If Philippians 4:13 which reads “I can do all things through him who strengthens me” was the main text then the main point should have been about how Christ strengthens us to be content in Him with plenty or with little (Phil. 4:10-12). Instead the more popular approach to this passage is about how we can literally do all things through Christ who strengthen us. This is, to say the least, employing a naïve hermeneutic that fails to take into account the context in which Philippians 4:13 is found and it of course misses the entire point of the passage.

There are countless other examples to give but I provide these to illustrate that if the preacher misses the main point of the passage in the preaching of that passage he is not preaching God’s Word anymore and the congregation is not sitting under God’s Word anymore. This then is how you know whether you are sitting under the preaching of God’s Word: is the main point of the passage being drawn out and explained and are the applications made relevant and consistent with the actual point of the passage?

  • A good point but not from that verse

It is far too common that good points are made at the expense of the actual meaning of a passage. Perhaps the point that is being made by the preacher is a fair and even good point. Yet, if the passage in question does not make that point the preacher must find another passage that does or just admit it is some insights he has and the congregation is welcome to make use of it.

To illustrated this, we may hear the preacher passionately proclaim that we must lift up Jesus, he then quotes John 12:32: “And I, if I am lifted up from the earth, will draw all men to Myself.” So, the preacher continues his exhortation: “we need to lift up Jesus because if we lift Him up He will draw all men unto Himself”.

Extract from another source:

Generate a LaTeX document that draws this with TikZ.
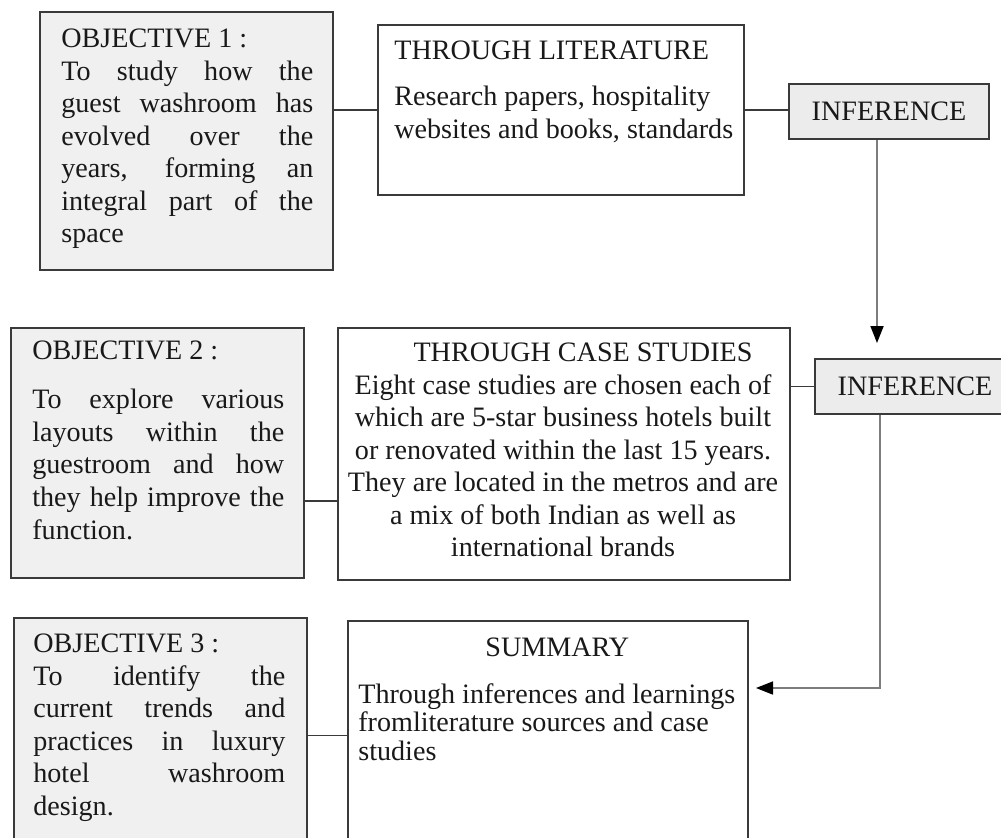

What the preacher means is that we must exalt and praise Jesus, we must declare His fame and renown so that through this men will be drawn toward the Lord Jesus. This may be a good point. However, this is not the point Jesus made and it is not the point of John 12:32. The point of John 12:32 “If I am lifted up from the earth, will draw all men to Myself” is clearly stated in the next verse: (John 12:33) “But He was saying this to indicate the kind of death by which He was to die”.

Passing off our personal insights irrespective of how good and wise it may be as God’s Word binds the peoples conscience to what we’re saying and imposes upon them obligations to our insights and not God’s Word.

  • Consider carefully what you hear

Good points made at the expense of God’s Word are more than likely what is happening in many pulpits.  This is why believers must care that they’re actually sitting under the preaching of God’s Word. Believers must care to study along with the preacher and follow along as he unpacks the passage. We cannot merely accept everything that is being said to us, we need to “examine the Scriptures daily” (Acts 17:11) so that when we meet on the Lord’s Day to listen to the preaching of God’s Word we will know how to discern whether it really is God’s Word we are hearing.

As we open our Bibles to the specified passage on a Sunday morning, we must ready ourselves to be persuaded by the preacher of the meaning of that passage and how it relates to our lives. We must expect the preacher to first ask: “What did Paul mean when he wrote this?” and then upon drawing out Paul’s intended meaning we can then expect the preacher to ask: ‘What does this mean to us today?” This is why preachers are called expositors and not inventors because they exposit the meaning of God’s word, they do not make up a meaning that suits their interests.